● **Exercise details**
Repeat the records in full and exactly, omitting pictures.

● **Task material**
__________

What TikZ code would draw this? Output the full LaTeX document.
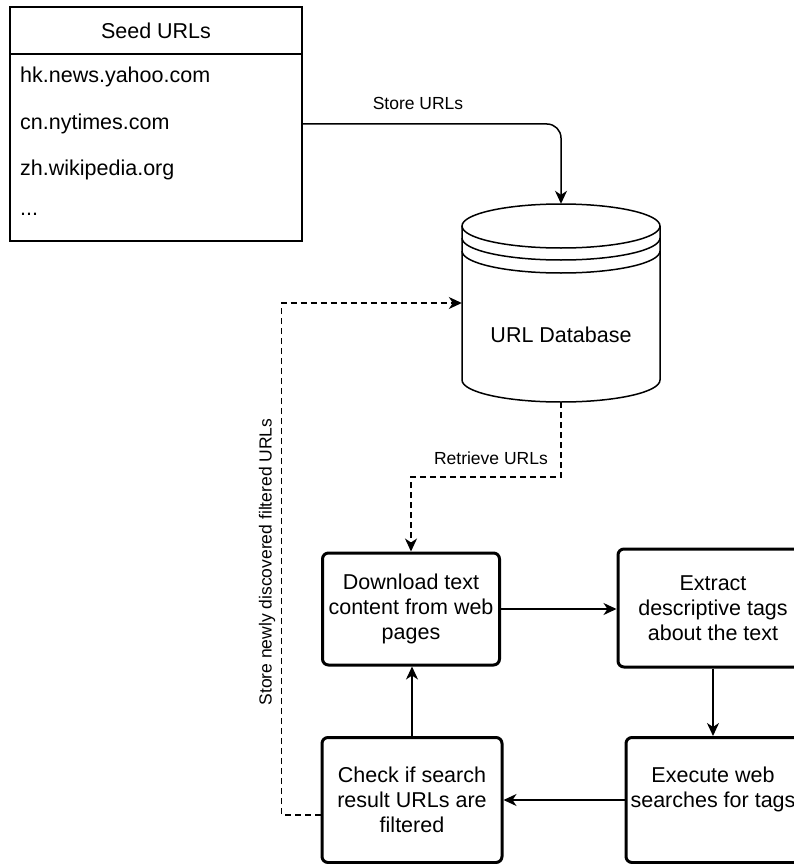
\documentclass[tikz,border=0pt]{standalone}
\usepackage{fontspec}
\setmainfont{Liberation Sans}
\usepackage{tikz}
\usetikzlibrary{shapes,arrows.meta,positioning,calc}

\begin{document}
\begin{tikzpicture}[x=1pt, y=-1pt,
    txt/.style={inner sep=0pt, font=\fontsize{21.5}{25}\selectfont},
    lbl/.style={inner sep=0pt, font=\fontsize{17.5}{20}\selectfont},
    stepbox/.style={draw, line width=3pt, rounded corners=6pt, align=center, inner sep=0pt, font=\fontsize{21.5}{25}\selectfont},
    link/.style={line width=1.5pt, -{Stealth[length=13pt, width=12pt, inset=4pt]}},
    dashline/.style={dash pattern=on 6pt off 4pt}]

    \useasboundingbox (0,0) rectangle (794,864);

    % Seed URL list (top left)
    \node[draw, line width=1.5pt, minimum width=292pt, minimum height=234pt] (seed) at (156,124) {};
    \draw[line width=1.5pt] (10,54) -- (302,54);
    \node[txt] (seedtitle) at (156,31) {Seed URLs};
    \node[txt, anchor=west] (hk) at (20,77) {hk.news.yahoo.com};
    \node[txt, anchor=west] (cn) at (20,124) {cn.nytimes.com};
    \node[txt, anchor=west] (zh) at (20,170) {zh.wikipedia.org};
    \node[txt, anchor=west] (more) at (20,214) {...};

    % URL database (cylinder)
    \node[minimum width=198pt, minimum height=198pt, inner sep=0pt] (db) at (561,303) {};
    \draw[line width=1.5pt, fill=white] (462,226) -- (462,380)
        arc[start angle=180, end angle=360, x radius=99pt, y radius=22pt] -- (660,226);
    \draw[line width=1.5pt] (561,226) ellipse [x radius=99pt, y radius=22pt];
    \draw[line width=1.5pt] (462,238) arc[start angle=180, end angle=360, x radius=99pt, y radius=22pt];
    \draw[line width=1.5pt] (462,251) arc[start angle=180, end angle=360, x radius=99pt, y radius=22pt];
    \node[txt] (dbtext) at (561,335) {URL Database};

    % Crawl loop
    \node[stepbox, minimum width=177pt, minimum height=112pt] (dl) at (411,609) {Download text\\content from web\\pages};
    \node[stepbox, minimum width=190pt, minimum height=118pt] (tags) at (713,608) {Extract\\descriptive tags\\about the text};
    \node[stepbox, minimum width=174pt, minimum height=125pt] (search) at (713,800) {Execute web\\searches for tags\\\mbox{}};
    \node[stepbox, minimum width=180pt, minimum height=125pt] (check) at (412,800) {Check if search\\result URLs are\\filtered};

    % Connectors
    \draw[link, rounded corners=14pt] (seed.east) -| (db.north);
    \node[lbl] (storelbl) at (418,103) {Store URLs};

    \draw[link, dashline] (db.south) -- ++(0,75) -| (dl.north);
    \node[lbl, anchor=east] (retrievelbl) at (548,458) {Retrieve URLs};

    \draw[link] (dl.east) -- (dl.east -| tags.west);
    \draw[link] (tags.south) -- (search.north);
    \draw[link] (search.west) -- (check.east);
    \draw[link] (check.north) -- (check.north |- dl.south);

    \draw[link, dashline] ([yshift=-15pt]check.west) -- ++(-39,0) |- (db.west);
    \node[lbl, rotate=90] (backlbl) at (267,562) {Store newly discovered filtered URLs};
\end{tikzpicture}
\end{document}
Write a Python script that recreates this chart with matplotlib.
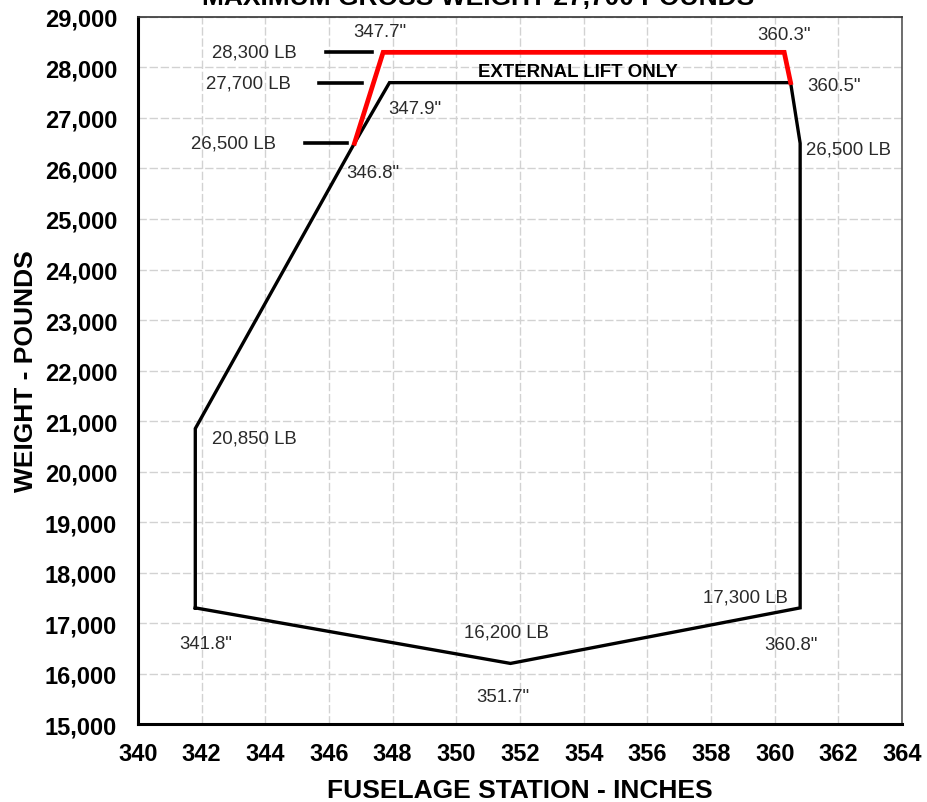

__________

● **Task result**
What TikZ code would draw this? Output the full LaTeX document.
\documentclass[tikz,border=0pt]{standalone}
\usepackage{fontspec}
\setmainfont{Liberation Sans}
\usepackage{tikz}
\usetikzlibrary{shapes,arrows.meta,positioning,calc}

\begin{document}
\begin{tikzpicture}[x=1pt, y=-1pt,
    txt/.style={inner sep=0pt, font=\fontsize{21.5}{25}\selectfont},
    lbl/.style={inner sep=0pt, font=\fontsize{17.5}{20}\selectfont},
    stepbox/.style={draw, line width=3pt, rounded corners=6pt, align=center, inner sep=0pt, font=\fontsize{21.5}{25}\selectfont},
    link/.style={line width=1.5pt, -{Stealth[length=13pt, width=12pt, inset=4pt]}},
    dashline/.style={dash pattern=on 6pt off 4pt}]

    \useasboundingbox (0,0) rectangle (794,864);

    % Seed URL list (top left)
    \node[draw, line width=1.5pt, minimum width=292pt, minimum height=234pt] (seed) at (156,124) {};
    \draw[line width=1.5pt] (10,54) -- (302,54);
    \node[txt] (seedtitle) at (156,31) {Seed URLs};
    \node[txt, anchor=west] (hk) at (20,77) {hk.news.yahoo.com};
    \node[txt, anchor=west] (cn) at (20,124) {cn.nytimes.com};
    \node[txt, anchor=west] (zh) at (20,170) {zh.wikipedia.org};
    \node[txt, anchor=west] (more) at (20,214) {...};

    % URL database (cylinder)
    \node[minimum width=198pt, minimum height=198pt, inner sep=0pt] (db) at (561,303) {};
    \draw[line width=1.5pt, fill=white] (462,226) -- (462,380)
        arc[start angle=180, end angle=360, x radius=99pt, y radius=22pt] -- (660,226);
    \draw[line width=1.5pt] (561,226) ellipse [x radius=99pt, y radius=22pt];
    \draw[line width=1.5pt] (462,238) arc[start angle=180, end angle=360, x radius=99pt, y radius=22pt];
    \draw[line width=1.5pt] (462,251) arc[start angle=180, end angle=360, x radius=99pt, y radius=22pt];
    \node[txt] (dbtext) at (561,335) {URL Database};

    % Crawl loop
    \node[stepbox, minimum width=177pt, minimum height=112pt] (dl) at (411,609) {Download text\\content from web\\pages};
    \node[stepbox, minimum width=190pt, minimum height=118pt] (tags) at (713,608) {Extract\\descriptive tags\\about the text};
    \node[stepbox, minimum width=174pt, minimum height=125pt] (search) at (713,800) {Execute web\\searches for tags\\\mbox{}};
    \node[stepbox, minimum width=180pt, minimum height=125pt] (check) at (412,800) {Check if search\\result URLs are\\filtered};

    % Connectors
    \draw[link, rounded corners=14pt] (seed.east) -| (db.north);
    \node[lbl] (storelbl) at (418,103) {Store URLs};

    \draw[link, dashline] (db.south) -- ++(0,75) -| (dl.north);
    \node[lbl, anchor=east] (retrievelbl) at (548,458) {Retrieve URLs};

    \draw[link] (dl.east) -- (dl.east -| tags.west);
    \draw[link] (tags.south) -- (search.north);
    \draw[link] (search.west) -- (check.east);
    \draw[link] (check.north) -- (check.north |- dl.south);

    \draw[link, dashline] ([yshift=-15pt]check.west) -- ++(-39,0) |- (db.west);
    \node[lbl, rotate=90] (backlbl) at (267,562) {Store newly discovered filtered URLs};
\end{tikzpicture}
\end{document}
Write a Python script that recreates this chart with matplotlib.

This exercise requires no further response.